== Exercise details ==
Work through the data and report how many lines include the string "this", giving the number alone.

----------

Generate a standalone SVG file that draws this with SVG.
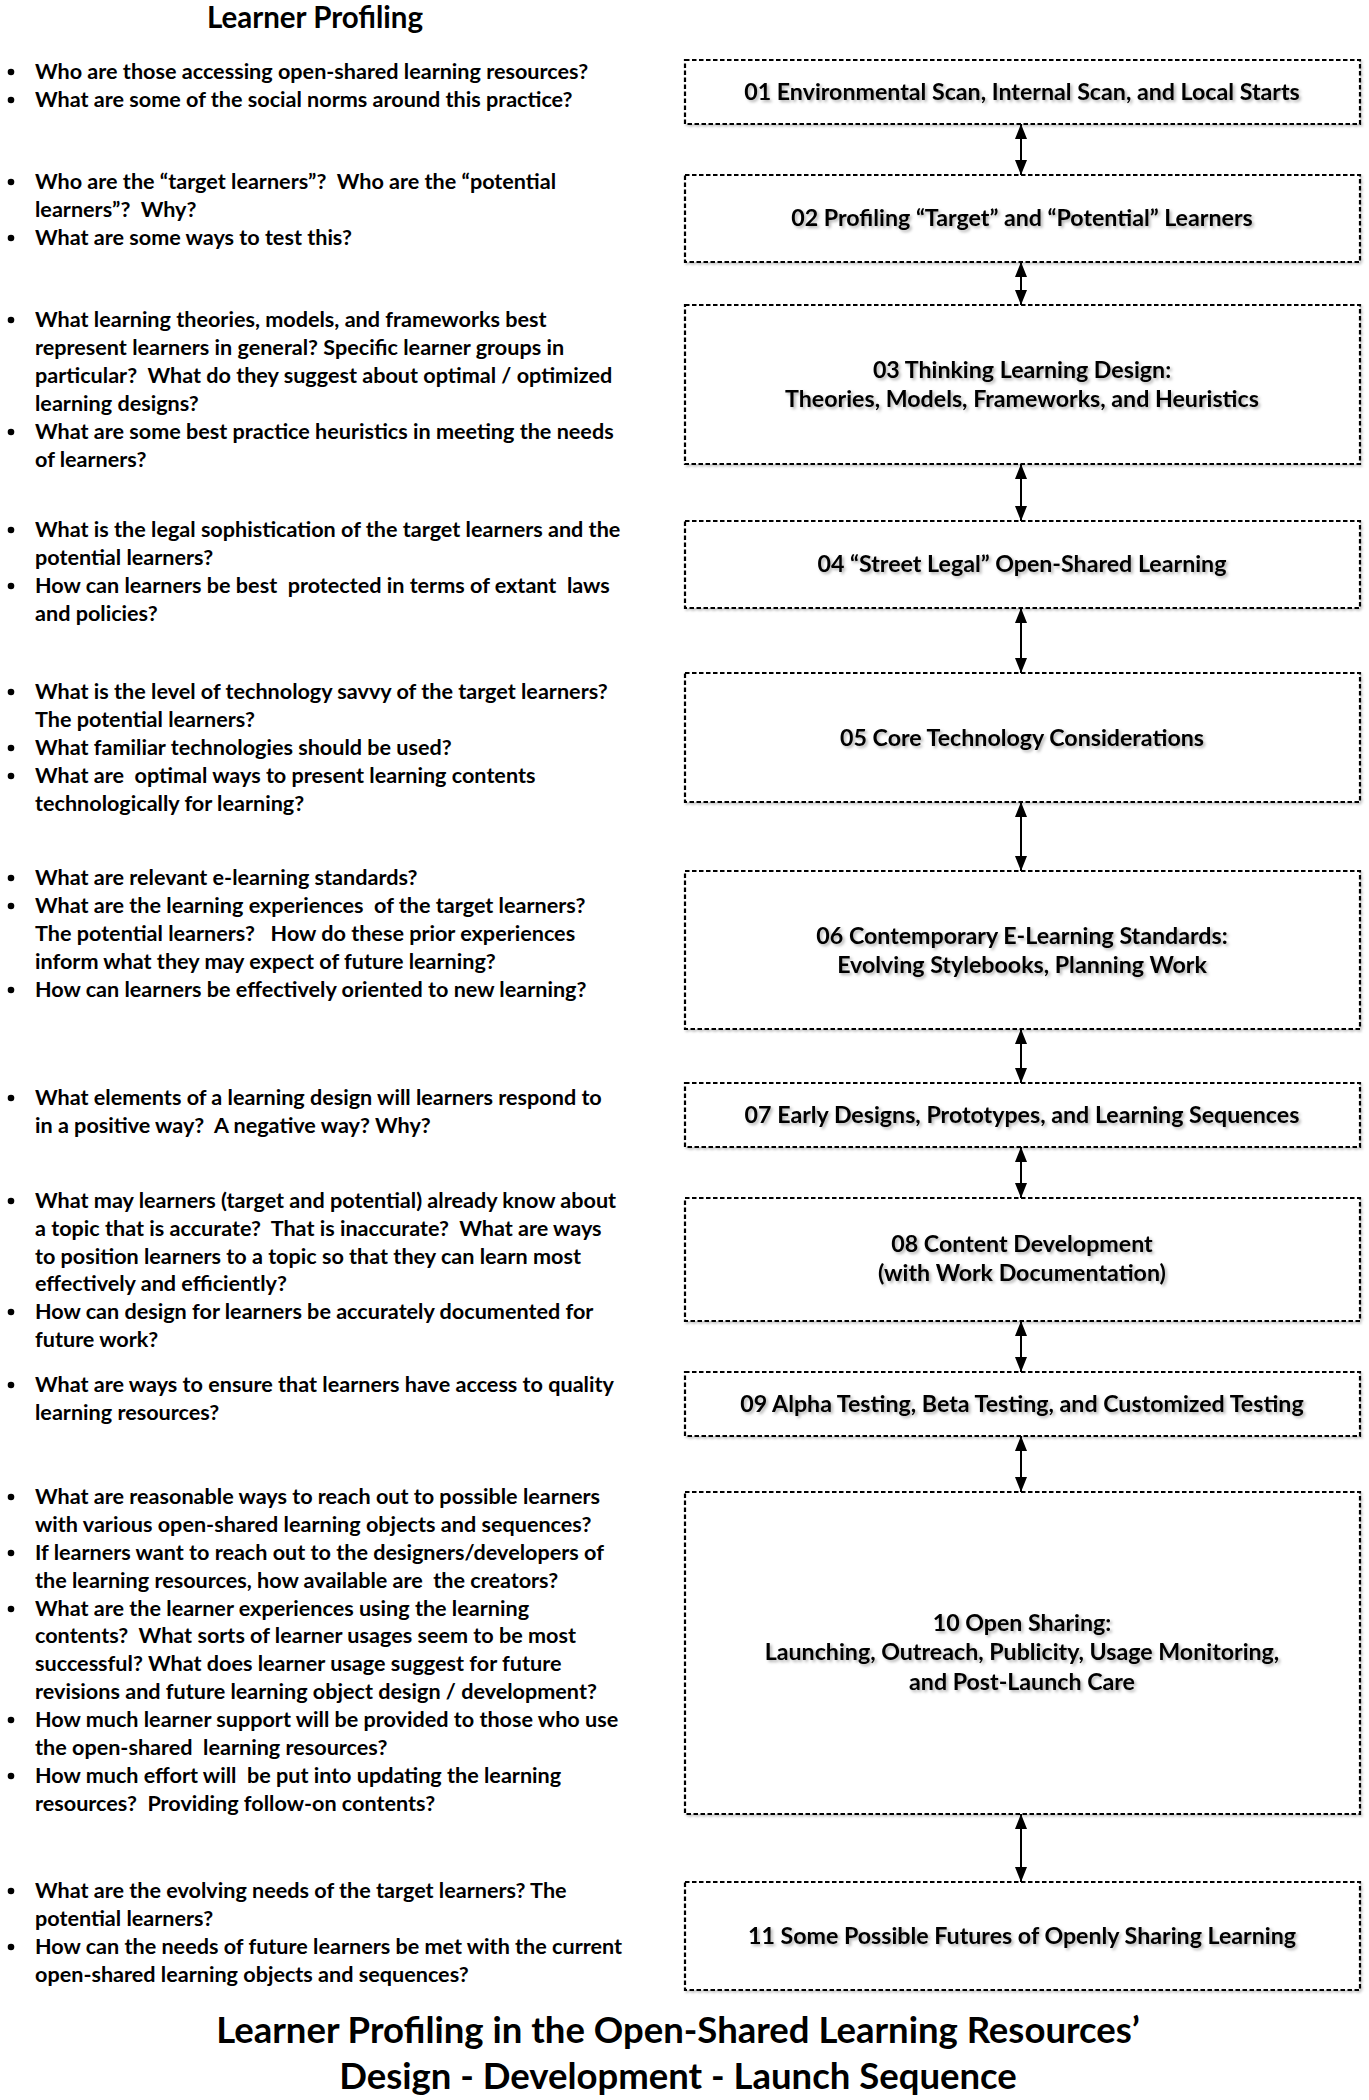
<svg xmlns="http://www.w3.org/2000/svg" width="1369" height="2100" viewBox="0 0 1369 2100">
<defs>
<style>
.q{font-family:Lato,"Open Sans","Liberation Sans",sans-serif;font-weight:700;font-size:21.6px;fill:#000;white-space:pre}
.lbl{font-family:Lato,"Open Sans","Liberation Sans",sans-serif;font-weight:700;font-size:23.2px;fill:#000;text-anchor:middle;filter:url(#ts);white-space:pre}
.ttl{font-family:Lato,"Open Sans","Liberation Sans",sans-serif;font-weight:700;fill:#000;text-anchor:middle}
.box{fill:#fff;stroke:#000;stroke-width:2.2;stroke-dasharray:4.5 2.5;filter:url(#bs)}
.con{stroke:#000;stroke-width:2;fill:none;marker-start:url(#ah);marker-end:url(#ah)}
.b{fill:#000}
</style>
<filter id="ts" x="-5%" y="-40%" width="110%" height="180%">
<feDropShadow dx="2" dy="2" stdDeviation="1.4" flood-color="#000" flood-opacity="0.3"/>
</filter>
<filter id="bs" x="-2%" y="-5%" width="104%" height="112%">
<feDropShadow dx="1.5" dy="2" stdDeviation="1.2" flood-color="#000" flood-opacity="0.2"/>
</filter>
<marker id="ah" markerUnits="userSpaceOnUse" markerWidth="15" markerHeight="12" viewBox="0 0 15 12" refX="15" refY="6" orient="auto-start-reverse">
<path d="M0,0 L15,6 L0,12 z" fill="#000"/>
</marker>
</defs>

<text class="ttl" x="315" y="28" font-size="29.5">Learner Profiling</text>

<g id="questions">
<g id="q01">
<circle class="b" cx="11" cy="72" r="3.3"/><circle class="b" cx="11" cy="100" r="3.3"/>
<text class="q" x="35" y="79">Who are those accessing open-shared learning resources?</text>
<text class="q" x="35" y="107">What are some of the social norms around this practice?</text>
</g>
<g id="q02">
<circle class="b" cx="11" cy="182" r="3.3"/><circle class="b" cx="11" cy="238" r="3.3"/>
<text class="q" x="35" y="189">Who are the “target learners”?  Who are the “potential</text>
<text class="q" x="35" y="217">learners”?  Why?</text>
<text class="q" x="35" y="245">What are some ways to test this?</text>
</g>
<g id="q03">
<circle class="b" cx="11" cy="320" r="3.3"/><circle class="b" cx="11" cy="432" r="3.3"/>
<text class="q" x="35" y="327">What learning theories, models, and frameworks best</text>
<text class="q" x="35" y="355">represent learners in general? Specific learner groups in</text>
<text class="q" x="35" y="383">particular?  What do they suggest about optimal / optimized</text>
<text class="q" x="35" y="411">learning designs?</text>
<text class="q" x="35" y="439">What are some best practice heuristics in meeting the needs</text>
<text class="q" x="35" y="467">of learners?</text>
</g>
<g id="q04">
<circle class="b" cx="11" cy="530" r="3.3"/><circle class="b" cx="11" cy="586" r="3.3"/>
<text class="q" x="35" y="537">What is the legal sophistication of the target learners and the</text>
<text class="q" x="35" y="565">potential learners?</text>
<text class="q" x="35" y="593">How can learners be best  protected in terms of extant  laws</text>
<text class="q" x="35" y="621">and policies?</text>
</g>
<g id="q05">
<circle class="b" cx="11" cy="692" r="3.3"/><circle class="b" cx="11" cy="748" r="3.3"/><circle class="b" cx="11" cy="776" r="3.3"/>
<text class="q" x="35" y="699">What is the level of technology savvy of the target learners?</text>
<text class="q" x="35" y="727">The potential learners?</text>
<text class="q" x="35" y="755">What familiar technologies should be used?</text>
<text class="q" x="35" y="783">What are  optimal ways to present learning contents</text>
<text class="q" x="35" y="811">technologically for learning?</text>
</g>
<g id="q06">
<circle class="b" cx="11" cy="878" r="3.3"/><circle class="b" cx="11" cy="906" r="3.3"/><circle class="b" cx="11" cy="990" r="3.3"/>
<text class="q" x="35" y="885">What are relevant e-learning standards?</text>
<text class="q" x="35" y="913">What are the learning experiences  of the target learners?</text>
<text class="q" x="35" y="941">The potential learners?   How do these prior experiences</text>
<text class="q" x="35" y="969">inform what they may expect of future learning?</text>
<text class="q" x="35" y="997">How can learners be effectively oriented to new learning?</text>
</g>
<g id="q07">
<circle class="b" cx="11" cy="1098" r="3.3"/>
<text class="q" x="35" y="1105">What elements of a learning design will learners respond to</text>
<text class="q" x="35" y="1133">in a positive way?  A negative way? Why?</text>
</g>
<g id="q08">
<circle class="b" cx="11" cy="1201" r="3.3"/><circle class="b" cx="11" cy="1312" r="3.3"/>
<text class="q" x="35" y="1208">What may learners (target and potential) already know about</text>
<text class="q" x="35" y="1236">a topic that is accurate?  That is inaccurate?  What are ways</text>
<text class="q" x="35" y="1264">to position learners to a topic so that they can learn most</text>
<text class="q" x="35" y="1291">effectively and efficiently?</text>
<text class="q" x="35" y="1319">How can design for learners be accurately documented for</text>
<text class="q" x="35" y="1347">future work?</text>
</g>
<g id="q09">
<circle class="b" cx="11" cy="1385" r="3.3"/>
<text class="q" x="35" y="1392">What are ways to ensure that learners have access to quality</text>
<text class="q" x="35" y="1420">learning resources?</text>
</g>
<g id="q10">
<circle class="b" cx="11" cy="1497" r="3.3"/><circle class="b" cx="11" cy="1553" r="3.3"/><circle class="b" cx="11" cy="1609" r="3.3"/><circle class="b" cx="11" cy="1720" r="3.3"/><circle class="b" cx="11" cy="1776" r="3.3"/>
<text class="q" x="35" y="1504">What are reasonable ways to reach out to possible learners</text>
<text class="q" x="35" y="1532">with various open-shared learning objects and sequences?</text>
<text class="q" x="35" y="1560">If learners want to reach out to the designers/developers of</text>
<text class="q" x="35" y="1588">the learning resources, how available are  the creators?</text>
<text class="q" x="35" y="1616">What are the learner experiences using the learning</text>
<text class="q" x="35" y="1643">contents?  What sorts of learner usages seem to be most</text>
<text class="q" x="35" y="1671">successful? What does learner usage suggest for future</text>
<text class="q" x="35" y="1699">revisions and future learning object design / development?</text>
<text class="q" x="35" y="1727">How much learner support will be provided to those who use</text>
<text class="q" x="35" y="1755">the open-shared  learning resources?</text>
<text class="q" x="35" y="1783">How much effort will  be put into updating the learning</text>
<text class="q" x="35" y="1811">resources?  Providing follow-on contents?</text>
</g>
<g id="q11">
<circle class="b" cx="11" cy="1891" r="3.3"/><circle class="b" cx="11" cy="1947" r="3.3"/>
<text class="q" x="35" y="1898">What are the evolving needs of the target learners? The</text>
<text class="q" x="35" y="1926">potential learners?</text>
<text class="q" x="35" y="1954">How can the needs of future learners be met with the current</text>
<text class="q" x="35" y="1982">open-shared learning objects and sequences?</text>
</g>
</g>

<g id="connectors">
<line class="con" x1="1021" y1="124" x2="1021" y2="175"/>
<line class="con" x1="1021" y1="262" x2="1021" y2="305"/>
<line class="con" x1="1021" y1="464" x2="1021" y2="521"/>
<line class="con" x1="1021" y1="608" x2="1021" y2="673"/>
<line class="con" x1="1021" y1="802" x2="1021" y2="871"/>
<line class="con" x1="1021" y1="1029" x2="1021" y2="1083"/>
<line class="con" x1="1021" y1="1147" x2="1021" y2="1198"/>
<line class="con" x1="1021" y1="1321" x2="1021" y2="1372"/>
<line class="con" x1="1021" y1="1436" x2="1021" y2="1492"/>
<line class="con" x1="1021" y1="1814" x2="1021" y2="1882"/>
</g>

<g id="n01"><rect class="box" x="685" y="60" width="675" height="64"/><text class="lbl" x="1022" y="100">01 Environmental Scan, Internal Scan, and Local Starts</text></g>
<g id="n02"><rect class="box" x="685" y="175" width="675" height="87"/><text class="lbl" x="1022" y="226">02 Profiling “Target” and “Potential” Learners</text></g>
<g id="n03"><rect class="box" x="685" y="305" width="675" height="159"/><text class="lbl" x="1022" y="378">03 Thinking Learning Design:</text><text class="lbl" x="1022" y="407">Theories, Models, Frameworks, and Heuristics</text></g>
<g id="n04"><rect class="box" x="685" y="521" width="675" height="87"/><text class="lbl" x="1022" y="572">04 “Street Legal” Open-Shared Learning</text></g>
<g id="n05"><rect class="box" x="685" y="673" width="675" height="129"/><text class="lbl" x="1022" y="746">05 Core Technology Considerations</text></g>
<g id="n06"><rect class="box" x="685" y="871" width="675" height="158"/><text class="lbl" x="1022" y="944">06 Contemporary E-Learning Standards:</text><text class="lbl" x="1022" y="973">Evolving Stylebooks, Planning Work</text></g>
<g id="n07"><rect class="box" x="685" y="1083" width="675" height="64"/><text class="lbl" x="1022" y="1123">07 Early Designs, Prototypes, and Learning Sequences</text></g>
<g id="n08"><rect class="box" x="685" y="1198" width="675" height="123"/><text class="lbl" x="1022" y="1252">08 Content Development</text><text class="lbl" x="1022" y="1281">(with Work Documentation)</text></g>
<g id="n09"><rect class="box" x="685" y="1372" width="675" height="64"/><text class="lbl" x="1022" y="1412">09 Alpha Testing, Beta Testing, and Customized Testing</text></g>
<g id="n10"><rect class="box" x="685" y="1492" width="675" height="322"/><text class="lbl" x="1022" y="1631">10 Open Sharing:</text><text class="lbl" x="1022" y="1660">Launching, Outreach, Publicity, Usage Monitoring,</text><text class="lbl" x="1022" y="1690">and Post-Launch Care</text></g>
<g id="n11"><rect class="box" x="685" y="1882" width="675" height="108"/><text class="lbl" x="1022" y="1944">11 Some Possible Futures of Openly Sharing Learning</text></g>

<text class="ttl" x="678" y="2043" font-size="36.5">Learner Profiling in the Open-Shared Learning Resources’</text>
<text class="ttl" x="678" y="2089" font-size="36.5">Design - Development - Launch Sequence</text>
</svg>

----------

== Task answer ==
3